THE PROBLEM: Only the lines from the start of the data to the line containing "i) => 600 + i);", both included, should be output, exactly and without pictures.

++++++++

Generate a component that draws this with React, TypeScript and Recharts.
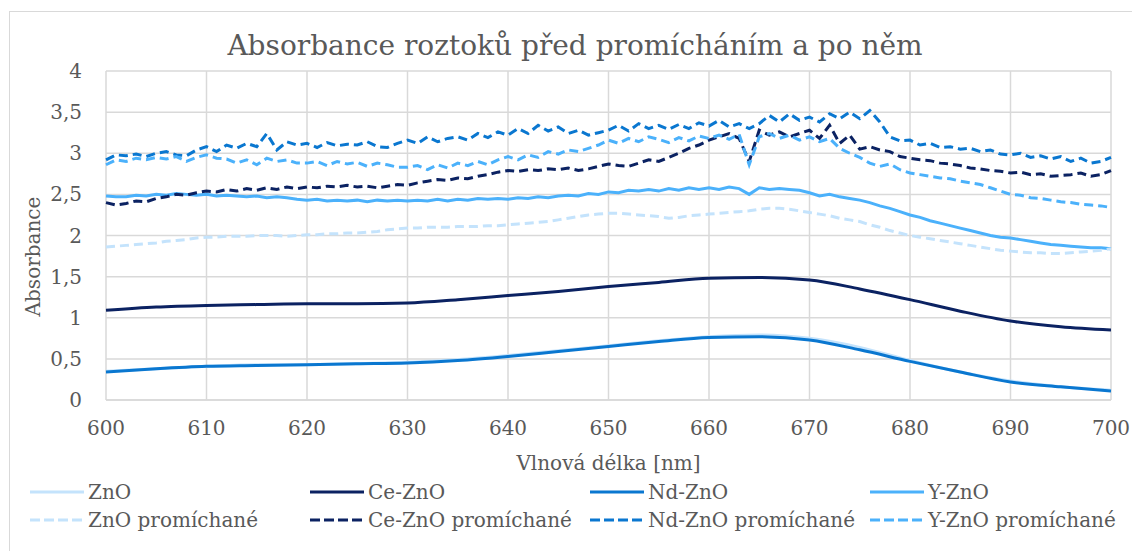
import { LineChart, Line, XAxis, YAxis, CartesianGrid, Legend, Label } from "recharts";

// wavelengths [nm]
const wavelengthsCoarse = [600, 605, 610, 615, 620, 625, 630, 635, 640, 645, 650, 655, 660, 665, 670, 675, 680, 685, 690, 695, 700];
const wavelengthsFine = Array.from({ length: 101 }, (_, i) => 600 + i);

const xTicks = [600, 610, 620, 630, 640, 650, 660, 670, 680, 690, 700];
const yTicks = [0, 0.5, 1, 1.5, 2, 2.5, 3, 3.5, 4];

// before mixing (coarse grid)
const znoValues = [0.35, 0.38, 0.41, 0.43, 0.43, 0.44, 0.46, 0.49, 0.54, 0.6, 0.66, 0.72, 0.77, 0.79, 0.75, 0.64, 0.48, 0.34, 0.23, 0.16, 0.12];
const ceZnoValues = [1.09, 1.13, 1.15, 1.16, 1.17, 1.17, 1.18, 1.22, 1.27, 1.32, 1.38, 1.43, 1.48, 1.49, 1.46, 1.35, 1.22, 1.08, 0.96, 0.89, 0.85];
const ndZnoValues = [0.34, 0.38, 0.41, 0.42, 0.43, 0.44, 0.45, 0.48, 0.53, 0.59, 0.65, 0.71, 0.76, 0.77, 0.73, 0.61, 0.47, 0.34, 0.22, 0.16, 0.11];

// fine grid (1 nm)
const yZnoValues = [
  2.48, 2.47, 2.47, 2.49, 2.48, 2.5, 2.49, 2.51, 2.5, 2.49,
  2.5, 2.48, 2.49, 2.48, 2.47, 2.48, 2.46, 2.47, 2.46, 2.44,
  2.43, 2.44, 2.42, 2.43, 2.42, 2.43, 2.41, 2.43, 2.42, 2.43,
  2.42, 2.43, 2.42, 2.44, 2.42, 2.44, 2.43, 2.45, 2.44, 2.45,
  2.44, 2.46, 2.45, 2.47, 2.46, 2.48, 2.49, 2.48, 2.51, 2.5,
  2.53, 2.52, 2.55, 2.54, 2.56, 2.54, 2.57, 2.55, 2.58, 2.56,
  2.58, 2.56, 2.59, 2.57, 2.5, 2.58, 2.56, 2.57, 2.56, 2.55,
  2.52, 2.48, 2.5, 2.47, 2.45, 2.43, 2.4, 2.36, 2.33, 2.29,
  2.25, 2.22, 2.18, 2.15, 2.12, 2.09, 2.06, 2.03, 2.0, 1.98,
  1.97, 1.95, 1.93, 1.91, 1.89, 1.88, 1.87, 1.86, 1.85, 1.85,
  1.84,
];

// after mixing
const znoMixValues = [
  1.86, 1.87, 1.88, 1.89, 1.9, 1.91, 1.93, 1.94, 1.95, 1.97,
  1.98, 1.98, 1.99, 1.99, 1.99, 2.0, 2.0, 2.0, 1.99, 2.0,
  2.01, 2.01, 2.02, 2.02, 2.03, 2.03, 2.04, 2.05, 2.07, 2.08,
  2.09, 2.09, 2.1, 2.1, 2.1, 2.11, 2.11, 2.11, 2.12, 2.12,
  2.13, 2.14, 2.15, 2.16, 2.17, 2.19, 2.21, 2.23, 2.25, 2.26,
  2.27, 2.27, 2.26, 2.25, 2.24, 2.23, 2.21, 2.22, 2.24, 2.25,
  2.26, 2.27, 2.28, 2.29, 2.3, 2.32, 2.33, 2.33, 2.32, 2.3,
  2.28, 2.26, 2.24, 2.21, 2.19, 2.17, 2.13, 2.1, 2.06, 2.03,
  2.0, 1.98, 1.96, 1.94, 1.92, 1.9, 1.88, 1.86, 1.84, 1.82,
  1.81, 1.8, 1.79, 1.79, 1.78, 1.78, 1.79, 1.8, 1.81, 1.82,
  1.84,
];
const ceZnoMixValues = [
  2.4, 2.37, 2.39, 2.42, 2.41, 2.45, 2.47, 2.5, 2.49, 2.52,
  2.54, 2.53, 2.56, 2.54, 2.57, 2.55, 2.58, 2.56, 2.59, 2.57,
  2.59, 2.58, 2.6, 2.59, 2.61, 2.59, 2.6, 2.58, 2.6, 2.62,
  2.61, 2.64, 2.66, 2.68, 2.67, 2.7, 2.69, 2.72, 2.74, 2.77,
  2.79, 2.78, 2.8, 2.79, 2.81, 2.8, 2.82, 2.79, 2.81, 2.84,
  2.87, 2.85, 2.84, 2.88, 2.92, 2.9, 2.95, 3.0, 3.06, 3.1,
  3.16, 3.2, 3.24, 3.18, 2.9, 3.28, 3.22, 3.26, 3.2, 3.24,
  3.28, 3.18, 3.34, 3.12, 3.22, 3.05, 3.08, 3.04, 3.02, 2.96,
  2.94, 2.92, 2.91, 2.88, 2.87, 2.85, 2.82, 2.81, 2.79, 2.78,
  2.76, 2.77, 2.74, 2.75, 2.72, 2.73, 2.74, 2.76, 2.72, 2.74,
  2.79,
];
const ndZnoMixValues = [
  2.92, 2.98, 2.97, 2.99, 2.96, 3.0, 3.02, 2.98, 2.97, 3.04,
  3.08, 3.02, 3.1, 3.06, 3.12, 3.08, 3.24, 3.04, 3.14, 3.1,
  3.12, 3.07, 3.13, 3.09, 3.11, 3.1, 3.14, 3.08, 3.07, 3.12,
  3.16, 3.12, 3.2, 3.14, 3.18, 3.2, 3.16, 3.24, 3.19, 3.26,
  3.22, 3.3, 3.24, 3.34, 3.27, 3.32, 3.24, 3.28, 3.22, 3.25,
  3.28, 3.34, 3.27, 3.36, 3.3, 3.34, 3.29, 3.35, 3.3, 3.37,
  3.33, 3.4, 3.32, 3.36, 3.3, 3.36, 3.46, 3.38, 3.48, 3.4,
  3.44, 3.38, 3.48, 3.42, 3.5, 3.42, 3.52, 3.38, 3.2, 3.15,
  3.16, 3.1, 3.12, 3.07, 3.08, 3.05, 3.06, 3.02, 3.04, 2.99,
  2.98, 3.0, 2.95, 2.97, 2.93, 2.96, 2.9, 2.94, 2.88, 2.9,
  2.95,
];
const yZnoMixValues = [
  2.86, 2.92, 2.9, 2.94, 2.92, 2.95, 2.93, 2.96, 2.9, 2.95,
  2.98, 2.94, 2.93, 2.88, 2.92, 2.86, 2.94, 2.9, 2.92, 2.88,
  2.88, 2.9, 2.85, 2.9, 2.87, 2.89, 2.84, 2.88, 2.86, 2.83,
  2.83, 2.85, 2.8, 2.86, 2.82, 2.88, 2.85, 2.9, 2.86, 2.92,
  2.96, 2.92, 2.98, 2.95, 3.02, 2.99, 3.04, 3.02, 3.06, 3.1,
  3.16, 3.12, 3.18, 3.14, 3.2, 3.17, 3.13, 3.19, 3.15, 3.21,
  3.18, 3.22, 3.17, 3.23, 2.86, 3.2, 3.24, 3.18, 3.22, 3.16,
  3.2, 3.14, 3.18, 3.06, 3.0, 2.95, 2.88, 2.84, 2.87, 2.8,
  2.76, 2.74, 2.72, 2.7, 2.69, 2.66, 2.64, 2.62, 2.58, 2.54,
  2.5, 2.49, 2.46, 2.45, 2.43, 2.41, 2.4, 2.38, 2.37, 2.36,
  2.34,
];

const FONT = "DejaVu Serif, Liberation Serif, Noto Serif, serif";
const TEXT = "#595959";
const GRID = "#d9d9d9";
const DASH = "9 5";

const toPoints = (xs: number[], ys: number[]) => xs.map((x, i) => ({ x, y: ys[i] }));

const series = [
  { name: "ZnO", color: "#c4e3fc", dashed: false, smooth: true, data: toPoints(wavelengthsCoarse, znoValues) },
  { name: "Ce-ZnO", color: "#0b2262", dashed: false, smooth: true, data: toPoints(wavelengthsCoarse, ceZnoValues) },
  { name: "Nd-ZnO", color: "#0a77d0", dashed: false, smooth: true, data: toPoints(wavelengthsCoarse, ndZnoValues) },
  { name: "Y-ZnO", color: "#4bb1fb", dashed: false, smooth: false, data: toPoints(wavelengthsFine, yZnoValues) },
  { name: "ZnO promíchané", color: "#c4e3fc", dashed: true, smooth: false, data: toPoints(wavelengthsFine, znoMixValues) },
  { name: "Ce-ZnO promíchané", color: "#0b2262", dashed: true, smooth: false, data: toPoints(wavelengthsFine, ceZnoMixValues) },
  { name: "Nd-ZnO promíchané", color: "#0a77d0", dashed: true, smooth: false, data: toPoints(wavelengthsFine, ndZnoMixValues) },
  { name: "Y-ZnO promíchané", color: "#4bb1fb", dashed: true, smooth: false, data: toPoints(wavelengthsFine, yZnoMixValues) },
];

function ChartLegend() {
  return (
    <div style={{ position: "relative", width: 1132, height: 60 }}>
      {series.map((s, i) => {
        const col = i % 4;
        const row = Math.floor(i / 4);
        return (
          <div
            key={s.name}
            style={{
              position: "absolute",
              left: 30 + col * 280,
              top: row * 28,
              height: 28,
              display: "flex",
              alignItems: "center",
              fontFamily: FONT,
              fontSize: 20,
              color: TEXT,
              whiteSpace: "nowrap",
            }}
          >
            <svg width={54} height={10} style={{ marginRight: 4 }}>
              <line x1={0} y1={5} x2={54} y2={5} stroke={s.color} strokeWidth={3} strokeDasharray={s.dashed ? "10 4" : undefined} />
            </svg>
            {s.name}
          </div>
        );
      })}
    </div>
  );
}

export default function App() {
  return (
    <div style={{ position: "absolute", left: 0, top: 0, width: 1132, height: 551, background: "#fff", overflow: "hidden" }}>
      <div style={{ position: "absolute", left: 9, top: 11, width: 1140, height: 560, border: `1px solid ${GRID}` }} />
      <div
        style={{
          position: "absolute",
          left: 0,
          top: 28,
          width: 1150,
          textAlign: "center",
          fontFamily: FONT,
          fontSize: 28,
          color: TEXT,
          lineHeight: "36px",
        }}
      >
        Absorbance roztoků před promícháním a po něm
      </div>
      <div style={{ position: "absolute", left: 0, top: 0 }}>
        <LineChart width={1132} height={551} margin={{ top: 71, right: 21, bottom: 13, left: 26 }}>
          <CartesianGrid stroke={GRID} strokeWidth={1.5} vertical horizontal />
          <XAxis
            type="number"
            dataKey="x"
            domain={[600, 700]}
            ticks={xTicks}
            allowDuplicatedCategory={false}
            height={78}
            stroke={GRID}
            strokeWidth={1.5}
            tickLine={false}
            tickSize={0}
            tickMargin={21}
            tick={{ fill: TEXT, fontSize: 20, fontFamily: FONT }}
          >
            <Label value="Vlnová délka [nm]" position="insideBottom" offset={8} fill={TEXT} fontSize={20} fontFamily={FONT} />
          </XAxis>
          <YAxis
            type="number"
            domain={[0, 4]}
            ticks={yTicks}
            width={80}
            axisLine={false}
            tickLine={false}
            tickSize={0}
            tickMargin={24}
            tickFormatter={(v: number) => String(v).replace(".", ",")}
            tick={{ fill: TEXT, fontSize: 20, fontFamily: FONT }}
          >
            <Label
              content={({ viewBox }: any) => (
                <text
                  x={40}
                  y={viewBox.y + viewBox.height / 2 + 21}
                  transform={`rotate(-90, 40, ${viewBox.y + viewBox.height / 2 + 21})`}
                  textAnchor="middle"
                  fill={TEXT}
                  fontSize={20}
                  fontFamily={FONT}
                >
                  Absorbance
                </text>
              )}
            />
          </YAxis>
          <Legend verticalAlign="bottom" height={60} content={() => <ChartLegend />} wrapperStyle={{ left: 0, width: 1132 }} />
          {series.map((s) => (
            <Line
              key={s.name}
              name={s.name}
              data={s.data}
              dataKey="y"
              type={s.smooth ? "monotone" : "linear"}
              stroke={s.color}
              strokeWidth={3}
              strokeDasharray={s.dashed ? DASH : undefined}
              dot={false}
              activeDot={false}
              isAnimationActive={false}
            />
          ))}
        </LineChart>
      </div>
    </div>
  );
}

++++++++

SOLUTION TO THE EXERCISE:
Generate a component that draws this with React, TypeScript and Recharts.
import { LineChart, Line, XAxis, YAxis, CartesianGrid, Legend, Label } from "recharts";

// wavelengths [nm]
const wavelengthsCoarse = [600, 605, 610, 615, 620, 625, 630, 635, 640, 645, 650, 655, 660, 665, 670, 675, 680, 685, 690, 695, 700];
const wavelengthsFine = Array.from({ length: 101 }, (_, i) => 600 + i);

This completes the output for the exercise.